Give the material once more, word for word, without any images.

══ Dataset content

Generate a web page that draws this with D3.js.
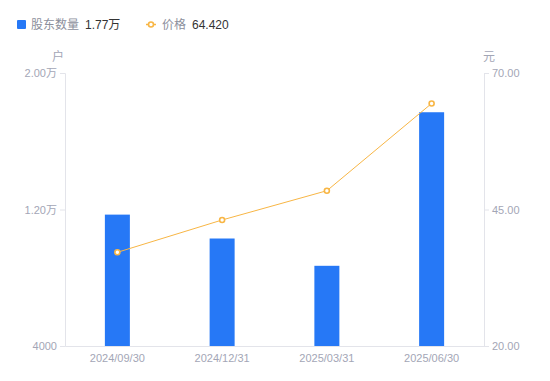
<!DOCTYPE html>
<html>
<head>
<meta charset="utf-8">
<script src="https://cdn.jsdelivr.net/npm/d3@7"></script>
<style>
  body { margin: 0; background: #fff; }
  text { font-family: "Liberation Sans", Arial, "Noto Sans CJK SC", sans-serif; }
</style>
</head>
<body>
<div id="chart"></div>
<script>
// data
const dates = ["2024/09/30", "2024/12/31", "2025/03/31", "2025/06/30"];
const holders = [11700, 10300, 8700, 17700];   // 户
const prices = [37.16, 43.08, 48.44, 64.42];    // 元
const leftTicks = [4000, 12000, 20000];
const rightTicks = [20, 45, 70];

const width = 550;
const height = 381;
const margin = { top: 73, right: 66, bottom: 35, left: 65 };

const barColour = "#2678f6";
const lineColour = "#f8b645";
const tickColour = "#a3a6b6";
const axisColour = "#e3e4ea";

const svg = d3.select("#chart")
    .append("svg")
    .attr("width", width)
    .attr("height", height);

const x = d3.scaleBand()
    .domain(dates)
    .range([margin.left, width - margin.right])
    .paddingInner(0)
    .paddingOuter(0);

const yLeft = d3.scaleLinear()
    .domain([4000, 20000])
    .range([height - margin.bottom, margin.top]);

const yRight = d3.scaleLinear()
    .domain([20, 70])
    .range([height - margin.bottom, margin.top]);

// 4000 / 1.20万 style labels
const fmtLeft = function (v) {
    if (v >= 10000) return (v / 10000).toFixed(2) + "万";
    return String(v);
};

// left axis
const leftAxis = svg.append("g")
    .attr("transform", `translate(${margin.left},0)`)
    .call(d3.axisLeft(yLeft).tickValues(leftTicks).tickFormat(fmtLeft).tickSize(5).tickPadding(3));

// right axis
const rightAxis = svg.append("g")
    .attr("transform", `translate(${width - margin.right},0)`)
    .call(d3.axisRight(yRight).tickValues(rightTicks).tickFormat(d3.format(".2f")).tickSize(5).tickPadding(3));

[leftAxis, rightAxis].forEach(function (g) {
    g.select(".domain").attr("stroke", axisColour);
    g.selectAll(".tick line").attr("stroke", axisColour);
    g.selectAll(".tick text")
        .attr("fill", tickColour)
        .style("font-size", "11px");
});

// bottom axis, no tick marks
const bottomAxis = svg.append("g")
    .attr("transform", `translate(0,${height - margin.bottom})`)
    .call(d3.axisBottom(x).tickSize(0).tickPadding(8));
bottomAxis.select(".domain").attr("stroke", axisColour);
bottomAxis.selectAll(".tick text")
    .attr("fill", tickColour)
    .style("font-size", "11px");

// unit labels
svg.append("text")
    .attr("x", margin.left - 7)
    .attr("y", 61)
    .attr("text-anchor", "middle")
    .attr("fill", tickColour)
    .style("font-size", "12px")
    .text("户");

svg.append("text")
    .attr("x", width - margin.right + 5)
    .attr("y", 61)
    .attr("text-anchor", "middle")
    .attr("fill", tickColour)
    .style("font-size", "12px")
    .text("元");

// bars
const barWidth = 25;
svg.selectAll(".bar")
    .data(holders)
    .enter()
    .append("rect")
    .attr("class", "bar")
    .attr("x", (d, i) => x(dates[i]) + x.bandwidth() / 2 - barWidth / 2)
    .attr("y", (d) => yLeft(d))
    .attr("width", barWidth)
    .attr("height", (d) => yLeft(4000) - yLeft(d))
    .attr("fill", barColour);

// price line
const line = d3.line()
    .x((d, i) => x(dates[i]) + x.bandwidth() / 2)
    .y((d) => yRight(d));

svg.append("path")
    .datum(prices)
    .attr("d", line)
    .attr("fill", "none")
    .attr("stroke", lineColour)
    .attr("stroke-width", 1);

svg.selectAll(".dot")
    .data(prices)
    .enter()
    .append("circle")
    .attr("class", "dot")
    .attr("cx", (d, i) => x(dates[i]) + x.bandwidth() / 2)
    .attr("cy", (d) => yRight(d))
    .attr("r", 2.5)
    .attr("fill", "#fff")
    .attr("stroke", lineColour)
    .attr("stroke-width", 1.6);

// legend - shows the latest values
const legend = svg.append("g");

legend.append("rect")
    .attr("x", 17)
    .attr("y", 20)
    .attr("width", 9)
    .attr("height", 9)
    .attr("rx", 1)
    .attr("fill", barColour);

legend.append("text")
    .attr("x", 31)
    .attr("y", 29)
    .attr("fill", "#8c8f9c")
    .style("font-size", "12px")
    .text("股东数量");

legend.append("text")
    .attr("x", 85)
    .attr("y", 29)
    .attr("fill", "#333")
    .style("font-size", "12px")
    .text(fmtLeft(holders[holders.length - 1]));

legend.append("line")
    .attr("x1", 146)
    .attr("x2", 156)
    .attr("y1", 24.5)
    .attr("y2", 24.5)
    .attr("stroke", lineColour)
    .attr("stroke-width", 1.5);

legend.append("circle")
    .attr("cx", 151)
    .attr("cy", 24.5)
    .attr("r", 2.5)
    .attr("fill", "#fff")
    .attr("stroke", lineColour)
    .attr("stroke-width", 1.6);

legend.append("text")
    .attr("x", 162)
    .attr("y", 29)
    .attr("fill", "#8c8f9c")
    .style("font-size", "12px")
    .text("价格");

legend.append("text")
    .attr("x", 192)
    .attr("y", 29)
    .attr("fill", "#333")
    .style("font-size", "12px")
    .text(prices[prices.length - 1].toFixed(3));
</script>
</body>
</html>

════

▸ Answer for the task:
Generate a web page that draws this with D3.js.
<!DOCTYPE html>
<html>
<head>
<meta charset="utf-8">
<script src="https://cdn.jsdelivr.net/npm/d3@7"></script>
<style>
  body { margin: 0; background: #fff; }
  text { font-family: "Liberation Sans", Arial, "Noto Sans CJK SC", sans-serif; }
</style>
</head>
<body>
<div id="chart"></div>
<script>
// data
const dates = ["2024/09/30", "2024/12/31", "2025/03/31", "2025/06/30"];
const holders = [11700, 10300, 8700, 17700];   // 户
const prices = [37.16, 43.08, 48.44, 64.42];    // 元
const leftTicks = [4000, 12000, 20000];
const rightTicks = [20, 45, 70];

const width = 550;
const height = 381;
const margin = { top: 73, right: 66, bottom: 35, left: 65 };

const barColour = "#2678f6";
const lineColour = "#f8b645";
const tickColour = "#a3a6b6";
const axisColour = "#e3e4ea";

const svg = d3.select("#chart")
    .append("svg")
    .attr("width", width)
    .attr("height", height);

const x = d3.scaleBand()
    .domain(dates)
    .range([margin.left, width - margin.right])
    .paddingInner(0)
    .paddingOuter(0);

const yLeft = d3.scaleLinear()
    .domain([4000, 20000])
    .range([height - margin.bottom, margin.top]);

const yRight = d3.scaleLinear()
    .domain([20, 70])
    .range([height - margin.bottom, margin.top]);

// 4000 / 1.20万 style labels
const fmtLeft = function (v) {
    if (v >= 10000) return (v / 10000).toFixed(2) + "万";
    return String(v);
};

// left axis
const leftAxis = svg.append("g")
    .attr("transform", `translate(${margin.left},0)`)
    .call(d3.axisLeft(yLeft).tickValues(leftTicks).tickFormat(fmtLeft).tickSize(5).tickPadding(3));

// right axis
const rightAxis = svg.append("g")
    .attr("transform", `translate(${width - margin.right},0)`)
    .call(d3.axisRight(yRight).tickValues(rightTicks).tickFormat(d3.format(".2f")).tickSize(5).tickPadding(3));

[leftAxis, rightAxis].forEach(function (g) {
    g.select(".domain").attr("stroke", axisColour);
    g.selectAll(".tick line").attr("stroke", axisColour);
    g.selectAll(".tick text")
        .attr("fill", tickColour)
        .style("font-size", "11px");
});

// bottom axis, no tick marks
const bottomAxis = svg.append("g")
    .attr("transform", `translate(0,${height - margin.bottom})`)
    .call(d3.axisBottom(x).tickSize(0).tickPadding(8));
bottomAxis.select(".domain").attr("stroke", axisColour);
bottomAxis.selectAll(".tick text")
    .attr("fill", tickColour)
    .style("font-size", "11px");

// unit labels
svg.append("text")
    .attr("x", margin.left - 7)
    .attr("y", 61)
    .attr("text-anchor", "middle")
    .attr("fill", tickColour)
    .style("font-size", "12px")
    .text("户");

svg.append("text")
    .attr("x", width - margin.right + 5)
    .attr("y", 61)
    .attr("text-anchor", "middle")
    .attr("fill", tickColour)
    .style("font-size", "12px")
    .text("元");

// bars
const barWidth = 25;
svg.selectAll(".bar")
    .data(holders)
    .enter()
    .append("rect")
    .attr("class", "bar")
    .attr("x", (d, i) => x(dates[i]) + x.bandwidth() / 2 - barWidth / 2)
    .attr("y", (d) => yLeft(d))
    .attr("width", barWidth)
    .attr("height", (d) => yLeft(4000) - yLeft(d))
    .attr("fill", barColour);

// price line
const line = d3.line()
    .x((d, i) => x(dates[i]) + x.bandwidth() / 2)
    .y((d) => yRight(d));

svg.append("path")
    .datum(prices)
    .attr("d", line)
    .attr("fill", "none")
    .attr("stroke", lineColour)
    .attr("stroke-width", 1);

svg.selectAll(".dot")
    .data(prices)
    .enter()
    .append("circle")
    .attr("class", "dot")
    .attr("cx", (d, i) => x(dates[i]) + x.bandwidth() / 2)
    .attr("cy", (d) => yRight(d))
    .attr("r", 2.5)
    .attr("fill", "#fff")
    .attr("stroke", lineColour)
    .attr("stroke-width", 1.6);

// legend - shows the latest values
const legend = svg.append("g");

legend.append("rect")
    .attr("x", 17)
    .attr("y", 20)
    .attr("width", 9)
    .attr("height", 9)
    .attr("rx", 1)
    .attr("fill", barColour);

legend.append("text")
    .attr("x", 31)
    .attr("y", 29)
    .attr("fill", "#8c8f9c")
    .style("font-size", "12px")
    .text("股东数量");

legend.append("text")
    .attr("x", 85)
    .attr("y", 29)
    .attr("fill", "#333")
    .style("font-size", "12px")
    .text(fmtLeft(holders[holders.length - 1]));

legend.append("line")
    .attr("x1", 146)
    .attr("x2", 156)
    .attr("y1", 24.5)
    .attr("y2", 24.5)
    .attr("stroke", lineColour)
    .attr("stroke-width", 1.5);

legend.append("circle")
    .attr("cx", 151)
    .attr("cy", 24.5)
    .attr("r", 2.5)
    .attr("fill", "#fff")
    .attr("stroke", lineColour)
    .attr("stroke-width", 1.6);

legend.append("text")
    .attr("x", 162)
    .attr("y", 29)
    .attr("fill", "#8c8f9c")
    .style("font-size", "12px")
    .text("价格");

legend.append("text")
    .attr("x", 192)
    .attr("y", 29)
    .attr("fill", "#333")
    .style("font-size", "12px")
    .text(prices[prices.length - 1].toFixed(3));
</script>
</body>
</html>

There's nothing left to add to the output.